Output the material word for word. Leave each picture out.
[Start Supplied information]
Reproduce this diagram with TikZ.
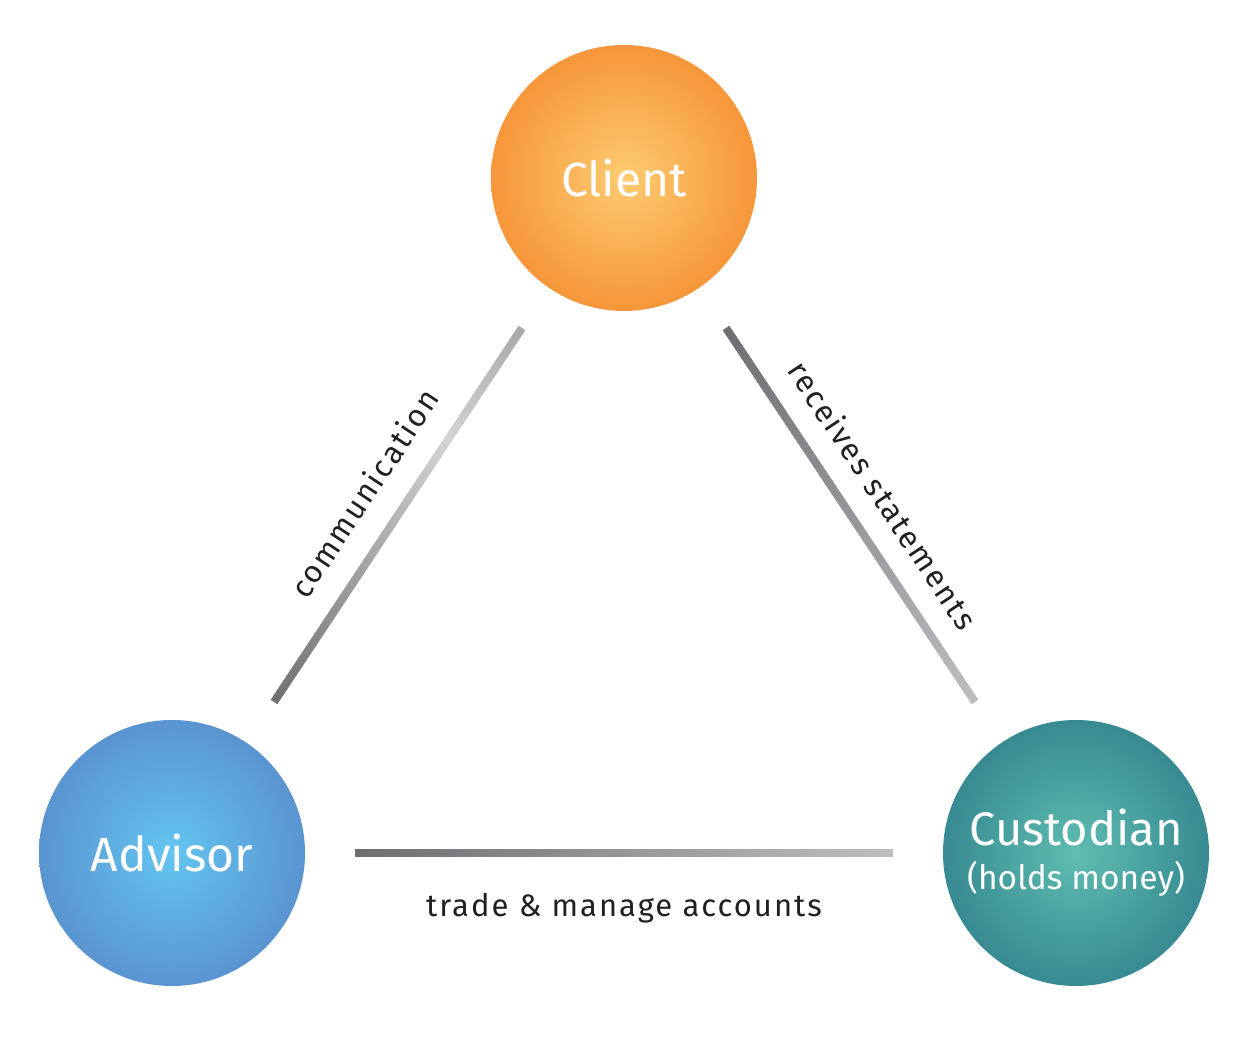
\documentclass[tikz,border=0pt]{standalone}
\usepackage{fontspec}
\setmainfont{Fira Sans}
\newfontfamily\lblfont[LetterSpace=6.5]{Fira Sans}
\usetikzlibrary{calc}
\definecolor{lineDark}{HTML}{6D6E71}
\definecolor{lineLight}{HTML}{BCBEC0}
\definecolor{commA}{HTML}{707072}
\definecolor{commM}{HTML}{D2D3D4}
\definecolor{commB}{HTML}{A7A8AA}
\definecolor{txt}{HTML}{231F20}
\definecolor{cliIn}{HTML}{FDCB70}
\definecolor{cliOut}{HTML}{F7963A}
\definecolor{advIn}{HTML}{63C5F0}
\definecolor{advOut}{HTML}{5A94D1}
\definecolor{cusIn}{HTML}{5FBDB1}
\definecolor{cusOut}{HTML}{378A91}
\tikzset{
  party/.style={circle, minimum size=266pt, inner sep=0pt, text=white, align=center, shading=radial},
  lbl/.style={text=txt, inner sep=0pt, font=\lblfont\fontsize{31}{34}\selectfont},
  seg/.style={line width=8pt, line cap=butt},
}
\begin{document}
\begin{tikzpicture}[x=1pt, y=1pt]
\useasboundingbox (0,0) rectangle (1249,1038);
% parties
\node[party, inner color=cliIn, outer color=cliOut, font=\fontsize{48}{52}\selectfont] (client) at (624,860) {Client};
\node[party, inner color=advIn, outer color=advOut, font=\fontsize{48}{52}\selectfont] (advisor) at (172,185) {Advisor};
\node[party, inner color=cusIn, outer color=cusOut, font=\fontsize{47}{44}\selectfont] (custodian) at (1076,185)
  {Custodian\\{\fontsize{33.5}{38}\selectfont (holds money)}};
% connector end points
\coordinate (ca) at (274,336);
\coordinate (cb) at (522,710);
\coordinate (ra) at (726,710);
\coordinate (rb) at (975,336);
\coordinate (ta) at (355,185);
\coordinate (tb) at (893,185);
% communication (advisor -- client)
\foreach \i in {0,...,79}{
  \pgfmathsetmacro\ta{\i/80}
  \pgfmathsetmacro\tb{min((\i+1.2)/80,1)}
  \pgfmathsetmacro\pp{(\i+0.5)/80}
  \ifdim\pp pt<0.7pt
    \pgfmathsetmacro\pc{\pp/0.7*100}
    \colorlet{segc}{commM!\pc!commA}
  \else
    \pgfmathsetmacro\pc{(\pp-0.7)/0.3*100}
    \colorlet{segc}{commB!\pc!commM}
  \fi
  \draw[seg, segc] ($(ca)!\ta!(cb)$) -- ($(ca)!\tb!(cb)$);
}
% receives statements (client -- custodian)
\foreach \i in {0,...,79}{
  \pgfmathsetmacro\ta{\i/80}
  \pgfmathsetmacro\tb{min((\i+1.2)/80,1)}
  \pgfmathsetmacro\pc{(\i+0.5)/80*100}
  \colorlet{segc}{lineLight!\pc!lineDark}
  \draw[seg, segc] ($(ra)!\ta!(rb)$) -- ($(ra)!\tb!(rb)$);
}
% trade (advisor -- custodian)
\foreach \i in {0,...,79}{
  \pgfmathsetmacro\ta{\i/80}
  \pgfmathsetmacro\tb{min((\i+1.2)/80,1)}
  \pgfmathsetmacro\pc{(\i+0.5)/80*100}
  \colorlet{segc}{lineLight!\pc!lineDark}
  \draw[seg, segc] ($(ta)!\ta!(tb)$) -- ($(ta)!\tb!(tb)$);
}
% labels
\node[lbl, rotate=56.45] (lcomm) at (364,545) {communication};
\node[lbl, rotate=-56.35] (lrec) at (883,543) {receives statements};
\node[lbl] (ltrade) at (624,130) {trade \& manage accounts};
\end{tikzpicture}
\end{document}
[End Supplied information]
Answer to the task
Reproduce this diagram with TikZ.
\documentclass[tikz,border=0pt]{standalone}
\usepackage{fontspec}
\setmainfont{Fira Sans}
\newfontfamily\lblfont[LetterSpace=6.5]{Fira Sans}
\usetikzlibrary{calc}
\definecolor{lineDark}{HTML}{6D6E71}
\definecolor{lineLight}{HTML}{BCBEC0}
\definecolor{commA}{HTML}{707072}
\definecolor{commM}{HTML}{D2D3D4}
\definecolor{commB}{HTML}{A7A8AA}
\definecolor{txt}{HTML}{231F20}
\definecolor{cliIn}{HTML}{FDCB70}
\definecolor{cliOut}{HTML}{F7963A}
\definecolor{advIn}{HTML}{63C5F0}
\definecolor{advOut}{HTML}{5A94D1}
\definecolor{cusIn}{HTML}{5FBDB1}
\definecolor{cusOut}{HTML}{378A91}
\tikzset{
  party/.style={circle, minimum size=266pt, inner sep=0pt, text=white, align=center, shading=radial},
  lbl/.style={text=txt, inner sep=0pt, font=\lblfont\fontsize{31}{34}\selectfont},
  seg/.style={line width=8pt, line cap=butt},
}
\begin{document}
\begin{tikzpicture}[x=1pt, y=1pt]
\useasboundingbox (0,0) rectangle (1249,1038);
% parties
\node[party, inner color=cliIn, outer color=cliOut, font=\fontsize{48}{52}\selectfont] (client) at (624,860) {Client};
\node[party, inner color=advIn, outer color=advOut, font=\fontsize{48}{52}\selectfont] (advisor) at (172,185) {Advisor};
\node[party, inner color=cusIn, outer color=cusOut, font=\fontsize{47}{44}\selectfont] (custodian) at (1076,185)
  {Custodian\\{\fontsize{33.5}{38}\selectfont (holds money)}};
% connector end points
\coordinate (ca) at (274,336);
\coordinate (cb) at (522,710);
\coordinate (ra) at (726,710);
\coordinate (rb) at (975,336);
\coordinate (ta) at (355,185);
\coordinate (tb) at (893,185);
% communication (advisor -- client)
\foreach \i in {0,...,79}{
  \pgfmathsetmacro\ta{\i/80}
  \pgfmathsetmacro\tb{min((\i+1.2)/80,1)}
  \pgfmathsetmacro\pp{(\i+0.5)/80}
  \ifdim\pp pt<0.7pt
    \pgfmathsetmacro\pc{\pp/0.7*100}
    \colorlet{segc}{commM!\pc!commA}
  \else
    \pgfmathsetmacro\pc{(\pp-0.7)/0.3*100}
    \colorlet{segc}{commB!\pc!commM}
  \fi
  \draw[seg, segc] ($(ca)!\ta!(cb)$) -- ($(ca)!\tb!(cb)$);
}
% receives statements (client -- custodian)
\foreach \i in {0,...,79}{
  \pgfmathsetmacro\ta{\i/80}
  \pgfmathsetmacro\tb{min((\i+1.2)/80,1)}
  \pgfmathsetmacro\pc{(\i+0.5)/80*100}
  \colorlet{segc}{lineLight!\pc!lineDark}
  \draw[seg, segc] ($(ra)!\ta!(rb)$) -- ($(ra)!\tb!(rb)$);
}
% trade (advisor -- custodian)
\foreach \i in {0,...,79}{
  \pgfmathsetmacro\ta{\i/80}
  \pgfmathsetmacro\tb{min((\i+1.2)/80,1)}
  \pgfmathsetmacro\pc{(\i+0.5)/80*100}
  \colorlet{segc}{lineLight!\pc!lineDark}
  \draw[seg, segc] ($(ta)!\ta!(tb)$) -- ($(ta)!\tb!(tb)$);
}
% labels
\node[lbl, rotate=56.45] (lcomm) at (364,545) {communication};
\node[lbl, rotate=-56.35] (lrec) at (883,543) {receives statements};
\node[lbl] (ltrade) at (624,130) {trade \& manage accounts};
\end{tikzpicture}
\end{document}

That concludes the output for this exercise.